The judge nods, extracting a paper from the pile before him.

‘I also have a statement here, signed by the son of Master Hie-well Griffiths’ – flinging a cold glance at poor Vaughan – ‘giving testimony that he was at that time burning twiggery from a tree-felling not two fields distant from the point in the river where his father met his death and felt no hint of a breeze. Saying the smoke from his fire rose steadily throughout the morning.’

Strong evidence, Dudley thinks. In the absence of a specific Witchcraft Act, cases of causing injury or death by force of magic are become difficult to prove. Given her own interest in magic and alchemy, Bess might dither for years over this issue. Meanwhile, the power of malevolence conjured through focused thought and satanic ritual will go unchecked.

Dudley, who more than once has felt himself to be the target of a distant hatred made toxic by dark arts, is himself convinced that Prys Gethin, or whoever else he claims to be, does indeed have a stare of practised malignancy through that one eye.

And Dudley also knows that, where the use of magic is concerned, a sense of self-belief takes the practitioner more than halfway along the shadowed road. He stares hard at Prys Gethin.

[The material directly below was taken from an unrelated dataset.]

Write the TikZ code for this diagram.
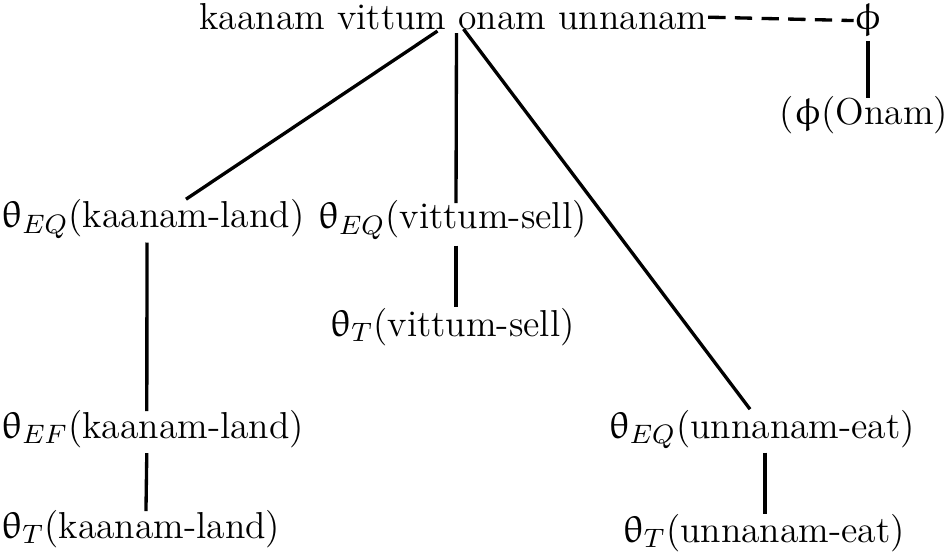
\documentclass[tikz,border=0pt]{standalone}
\usepackage{upgreek}
\usetikzlibrary{calc}
\begin{document}
\begin{tikzpicture}[x=0.3pt,y=-0.3pt,
  lbl/.style={inner sep=0pt,anchor=base,font=\fontsize{11.25}{13}\selectfont},
  llbl/.style={lbl,anchor=base west},
  conn/.style={line width=1pt},
  dconn/.style={line width=1pt,dash pattern=on 5.2pt off 2.8pt}]
\useasboundingbox (0,0) rectangle (945,553);
\node[lbl] (top) at (453.5,30) {kaanam vittum onam unnanam};
\node[lbl] (phi) at (868,30) {$\upphi$};
\node[lbl] (phio) at (864,125) {($\upphi$(Onam)};
\node[llbl] (keq) at (1,228) {$\uptheta_{EQ}$(kaanam-land)};
\node[lbl] (veq) at (452.5,229) {$\uptheta_{EQ}$(vittum-sell)};
\node[lbl] (vt) at (452.5,336) {$\uptheta_{T}$(vittum-sell)};
\node[llbl] (kef) at (1,438) {$\uptheta_{EF}$(kaanam-land)};
\node[llbl] (kt) at (1,538) {$\uptheta_{T}$(kaanam-land)};
\node[lbl] (ueq) at (762,438) {$\uptheta_{EQ}$(unnanam-eat)};
\node[lbl] (ut) at (764,542) {$\uptheta_{T}$(unnanam-eat)};
% connectors
\draw[dconn] (top.east) -- (phi.west);
\draw[conn] ($(phi.south)+(0,3)$) -- ($(phio.north)+(4,2)$);
\draw[conn] ($(top.south)+(-16,0)$) -- ($(keq.north)+(33,0)$);
\draw[conn] ($(top.south)+(3,2)$) -- ($(veq.north)+(3.5,3)$);
\draw[conn] ($(top.south)+(10,-2)$) -- ($(ueq.north)+(-12,0)$);
\draw[conn] ($(veq.south)+(3.5,5)$) -- ($(vt.north)+(3.5,0)$);
\draw[conn] ($(keq.south)+(-6,3)$) -- ($(kef.north)+(-6,2)$);
\draw[conn] ($(kef.south)+(-6,5)$) -- ($(kt.north)+(5,2)$);
\draw[conn] ($(ueq.south)+(3,3)$) -- ($(ut.north)+(1,1)$);
\end{tikzpicture}
\end{document}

Look up, you bastard, look up.

‘These two deaths,’ Sir Christopher Legge says. ‘How far apart were they, in time?’

The prisoner makes no move. His head is bowed, as if for the rope, as the sheriff replies.

‘My Lord, the fever struck the night before the collapse of the bridge.’

A hiss rushes round the old barn as if a cold river has been directed through it.

‘I think,’ the judge says over it, ‘that it is incumbent upon this court to learn more about the practice of witchcraft along this border. After our midday meal, I shall call the Lord Bishop of Hereford to give evidence. In the meantime, Sheriff, perhaps you might enlighten me as to the significance for this county, of the name Prys Gethin.’